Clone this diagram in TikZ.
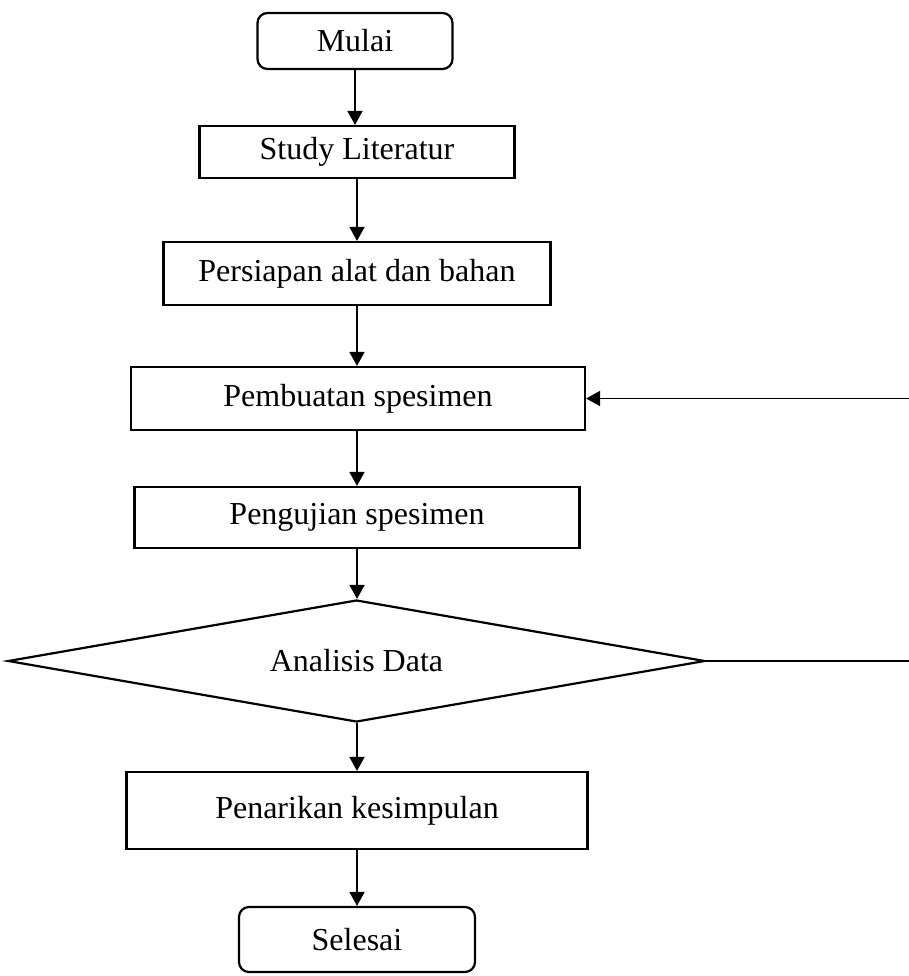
\documentclass[tikz,border=0pt]{standalone}
\usepackage{fontspec}
\setmainfont{Liberation Serif}
\usetikzlibrary{shapes.geometric,arrows.meta}
\begin{document}
\begin{tikzpicture}[x=0.5pt,y=0.5pt,
  base/.style={draw=black,line width=1.1pt,inner sep=0pt,font=\fontsize{16}{19}\selectfont,align=center},
  procbox/.style={base,rectangle},
  termbox/.style={base,rectangle,rounded corners=5pt},
  decbox/.style={base,diamond,aspect=5.713},
  arr/.style={line width=0.9pt,-{Triangle[length=7pt,width=7.5pt]}},
  plain/.style={line width=0.9pt}]
\useasboundingbox (0,0) rectangle (909,-976);
\node[termbox,minimum width=97.5pt,minimum height=28pt] (mulai) at (355,-41) {Mulai};
\node[procbox,minimum width=157.5pt,minimum height=26pt] (study) at (357,-152) {Study Literatur};
\node[procbox,minimum width=193.5pt,minimum height=31.5pt] (persiapan) at (357,-273.5) {Persiapan alat dan bahan};
\node[procbox,minimum width=227pt,minimum height=31.5pt] (pembuatan) at (358,-398.5) {Pembuatan spesimen};
\node[procbox,minimum width=222.5pt,minimum height=30.5pt] (pengujian) at (357,-517.5) {Pengujian spesimen};
\node[decbox,minimum width=348.5pt,minimum height=61pt] (analisis) at (356.5,-661) {Analisis Data};
\node[procbox,minimum width=230.5pt,minimum height=38.5pt] (penarikan) at (357,-810.5) {Penarikan kesimpulan};
\node[termbox,minimum width=118pt,minimum height=32.5pt] (selesai) at (357,-939.5) {Selesai};
\coordinate (r1) at (909,-661);
\coordinate (r2) at (909,-398.5);
\draw[arr] (355,-41 |- mulai.south) -- (355,-41 |- study.north);
\draw[arr] (study.south) -- (persiapan.north);
\draw[arr] (persiapan.south) -- (persiapan.south |- pembuatan.north);
\draw[arr] (pembuatan.south -| pengujian.north) -- (pengujian.north);
\draw[arr] (pengujian.south) -- (pengujian.south |- analisis.north);
\draw[arr] (analisis.south -| penarikan.north) -- (penarikan.north);
\draw[arr] (penarikan.south) -- (selesai.north);
\draw[plain] (analisis.east) -- (r1);
\draw[arr] (r2) -- (pembuatan.east);
\end{tikzpicture}
\end{document}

------------------------------------------------------------

DESCRIPTION OF THE TASK
Set the listing down in full and exactly. Pictures within it should not appear in the copy.

THE RESPONSE
Clone this diagram in TikZ.
\documentclass[tikz,border=0pt]{standalone}
\usepackage{fontspec}
\setmainfont{Liberation Serif}
\usetikzlibrary{shapes.geometric,arrows.meta}
\begin{document}
\begin{tikzpicture}[x=0.5pt,y=0.5pt,
  base/.style={draw=black,line width=1.1pt,inner sep=0pt,font=\fontsize{16}{19}\selectfont,align=center},
  procbox/.style={base,rectangle},
  termbox/.style={base,rectangle,rounded corners=5pt},
  decbox/.style={base,diamond,aspect=5.713},
  arr/.style={line width=0.9pt,-{Triangle[length=7pt,width=7.5pt]}},
  plain/.style={line width=0.9pt}]
\useasboundingbox (0,0) rectangle (909,-976);
\node[termbox,minimum width=97.5pt,minimum height=28pt] (mulai) at (355,-41) {Mulai};
\node[procbox,minimum width=157.5pt,minimum height=26pt] (study) at (357,-152) {Study Literatur};
\node[procbox,minimum width=193.5pt,minimum height=31.5pt] (persiapan) at (357,-273.5) {Persiapan alat dan bahan};
\node[procbox,minimum width=227pt,minimum height=31.5pt] (pembuatan) at (358,-398.5) {Pembuatan spesimen};
\node[procbox,minimum width=222.5pt,minimum height=30.5pt] (pengujian) at (357,-517.5) {Pengujian spesimen};
\node[decbox,minimum width=348.5pt,minimum height=61pt] (analisis) at (356.5,-661) {Analisis Data};
\node[procbox,minimum width=230.5pt,minimum height=38.5pt] (penarikan) at (357,-810.5) {Penarikan kesimpulan};
\node[termbox,minimum width=118pt,minimum height=32.5pt] (selesai) at (357,-939.5) {Selesai};
\coordinate (r1) at (909,-661);
\coordinate (r2) at (909,-398.5);
\draw[arr] (355,-41 |- mulai.south) -- (355,-41 |- study.north);
\draw[arr] (study.south) -- (persiapan.north);
\draw[arr] (persiapan.south) -- (persiapan.south |- pembuatan.north);
\draw[arr] (pembuatan.south -| pengujian.north) -- (pengujian.north);
\draw[arr] (pengujian.south) -- (pengujian.south |- analisis.north);
\draw[arr] (analisis.south -| penarikan.north) -- (penarikan.north);
\draw[arr] (penarikan.south) -- (selesai.north);
\draw[plain] (analisis.east) -- (r1);
\draw[arr] (r2) -- (pembuatan.east);
\end{tikzpicture}
\end{document}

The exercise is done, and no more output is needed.